Perhaps the most hands-on of the classes I took was at Kitchen Conservatory, making bagels and bialys. Margi Kahn, the school’s doyenne of dough, led the class through the ins and outs of making the traditionally Jewish delicacies.
No fan of bagels she calls “as big as our heads,” Kahn gave plenty of tips for making bagels that taste like bagels, instead of bread. For a fully developed flavor, she starts by making a sponge, which is a thin batter that begins to ferment before more flour is added.
And the flour she uses (for the bagels only) is different from the norm. Instead of using all bread flour, she adds a portion of whole wheat flour for a nuttier and deeper taste. And to create that slight bagel tang, she adds just a bit of vinegar.
The bialys did not have these enhancements to the flavor, but otherwise the onion-flavored rolls, which have a depression instead of a hole, are made in much the same way. The biggest difference between them and bagels is in the way they are cooked.
Bialys are baked; bagels are briefly boiled before baking — and when done professionally, the water has lye in it. To avoid any danger from the lye, we used baking soda, which created the same familiar chewy crust.
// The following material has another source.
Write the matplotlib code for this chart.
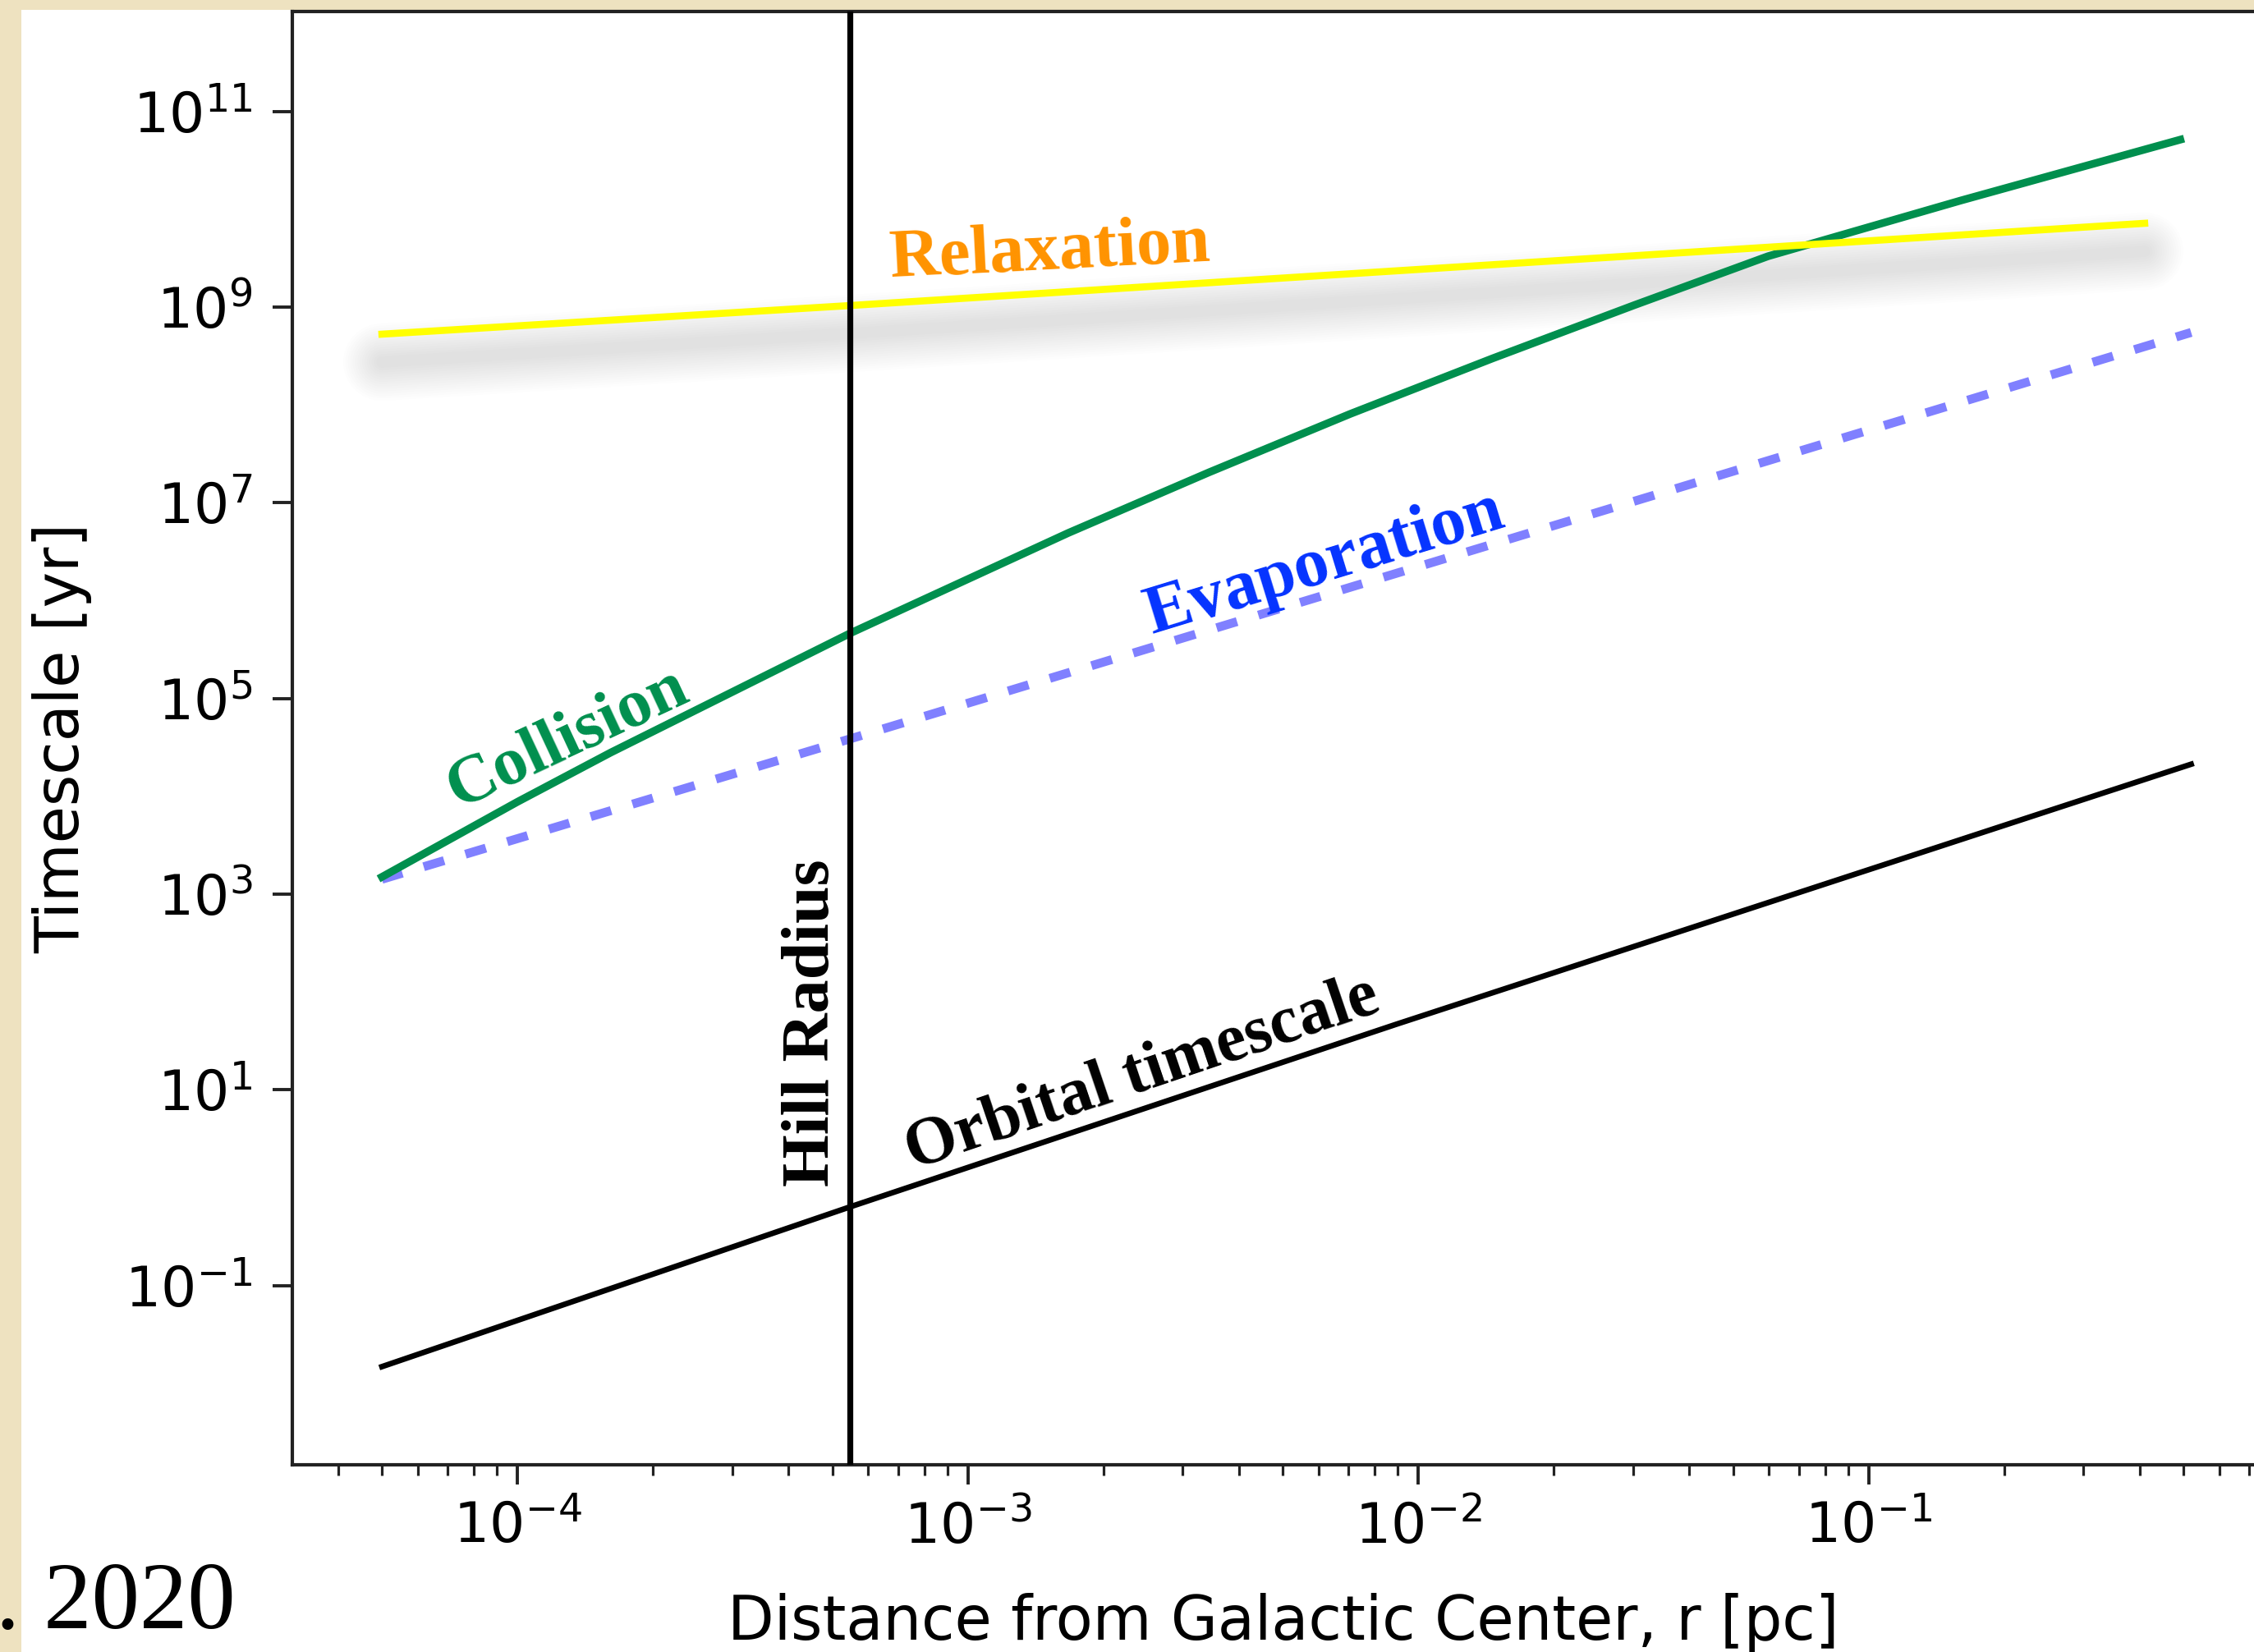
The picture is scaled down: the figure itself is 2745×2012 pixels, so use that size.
import matplotlib
matplotlib.use('Agg')
import matplotlib.pyplot as plt
import matplotlib.transforms as mtransforms
from matplotlib.patches import Rectangle
from matplotlib.ticker import NullLocator
import numpy as np

# values
r_collision = [5.0e-5, 1.0e-4, 1.61e-4, 5.47e-4, 1.67e-3, 3.43e-3, 7.06e-3, 1.46e-2, 3.01e-2, 5.98e-2, 0.160, 0.492]
t_collision = [1.50e3, 8.79e3, 2.80e4, 4.63e5, 4.92e6, 2.05e7, 8.11e7, 2.99e8, 1.045e9, 3.32e9, 1.23e10, 5.16e10]
r_evap = [5.0e-5, 5.48e-4, 0.52]
t_evap = [1.42e3, 3.87e4, 5.52e8]
r_relax = [5.0e-5, 5.48e-4, 0.41]
t_relax = [5.3e8, 1.04e9, 7.2e9]
r_orbital = [5.0e-5, 5.48e-4, 8.9e-3, 0.52]
t_orbital = [1.48e-2, 0.637, 46.5, 2.13e4]
r_hill = 5.48e-4

x_limits = (10**-4.5, 10**-0.1)
y_limits = (10**-2.833, 10**12.02)
y_ticks = [1e-1, 1e1, 1e3, 1e5, 1e7, 1e9, 1e11]

serif = ['Liberation Serif', 'DejaVu Serif']


def main():
    W, H, dpi = 2745, 2012, 100
    fig = plt.figure(figsize=(W / dpi, H / dpi), dpi=dpi, facecolor='#eee2c0')

    # white slide panel
    fig.patches.append(Rectangle((26 / W, 0), 1, (H - 12) / H, transform=fig.transFigure,
                                 facecolor='white', edgecolor='none', zorder=-10))

    ax = fig.add_axes([356 / W, 228 / H, 2413.4 / W, 1769.7 / H])
    ax.set_zorder(1)
    ax.set_facecolor('white')
    ax.set_xscale('log')
    ax.set_yscale('log')
    ax.set_xlim(*x_limits)
    ax.set_ylim(*y_limits)

    # soft shadow under the relaxation line
    shadow = mtransforms.offset_copy(ax.transData, fig=fig, x=0, y=-34, units='dots')
    for lw in np.linspace(68, 10, 15):
        ax.plot(r_relax, t_relax, color='black', alpha=0.007, lw=lw, transform=shadow,
                solid_capstyle='round', zorder=1)

    ax.plot(r_evap, t_evap, color='#8080ff', lw=7.8, dashes=(2.4, 2.5), zorder=2)
    ax.plot(r_orbital, t_orbital, color='black', lw=4.9, zorder=3)
    ax.plot(r_collision, t_collision, color='#008f4e', lw=6.8, zorder=4)
    ax.plot(r_relax, t_relax, color='#ffff00', lw=6.2, zorder=5)
    ax.axvline(r_hill, color='black', lw=5.2, zorder=6)

    lab = dict(fontfamily=serif, fontweight='bold', ha='center', va='baseline',
               rotation_mode='anchor', zorder=7)
    ax.text(10**-2.815, 10**9.392, 'Relaxation', color='#ff9300', fontsize=61, rotation=3, **lab)
    ax.text(10**-3.872, 10**4.437, 'Collision', color='#008f4e', fontsize=60, rotation=25, **lab)
    ax.text(10**-2.197, 10**6.208, 'Evaporation', color='#0533ff', fontsize=61, rotation=17, **lab)
    ax.text(10**-2.602, 10**1.004, 'Orbital timescale', color='black', fontsize=59, rotation=18.7, **lab)
    ax.text(10**-3.309, 10**1.684, 'Hill Radius', color='black', fontsize=59, rotation=90, **lab)

    ax.set_yticks(y_ticks)
    ax.yaxis.set_minor_locator(NullLocator())
    ax.tick_params(which='major', length=17, width=2.8, labelsize=49, color='#222222')
    ax.tick_params(which='minor', length=9.4, width=2.3, color='#222222')
    ax.tick_params(axis='x', which='major', pad=14)
    ax.tick_params(axis='y', which='major', pad=18)
    for s in ax.spines.values():
        s.set_linewidth(3)
        s.set_color('#222222')

    ax.set_xlabel('Distance from Galactic Center, r [pc]', fontsize=53)
    ax.xaxis.label.set_va('baseline')
    ax.xaxis.set_label_coords(0.5, (15 - 228) / 1769.7)
    ax.set_ylabel('Timescale [yr]', fontsize=53)
    ax.yaxis.label.set_va('baseline')
    ax.yaxis.label.set_rotation_mode('anchor')
    ax.yaxis.set_label_coords((96 - 356) / 2413.4, 0.5)

    fig.text(-5 / W, 29 / H, '. 2020', fontfamily=serif, fontsize=84, ha='left', va='baseline')

    fig.savefig('out.png', dpi=dpi, facecolor=fig.get_facecolor())


main()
And for further enjoyment of our bagels and bialys, as if any were needed, we also mixed together a quick assortment of spreads to go with them.
For Helena Docherty, the class was the 40th she had attended, all at Kitchen Conservatory, in a year and a half. She has been trying a wide variety of cuisines (she enjoys French the most, because it is the foundation for all European cooking), and has been baking as well as cooking.
She likes the school, she said, because “they are very professional, and the recipes are reproducible. I could actually make the recipes at home.”
Her husband is a doctor in the Army Reserves, currently stationed in Germany. The last time he came home after a deployment, she tried out her recipes on him.
“He really appreciated my newly gained knowledge,” she said.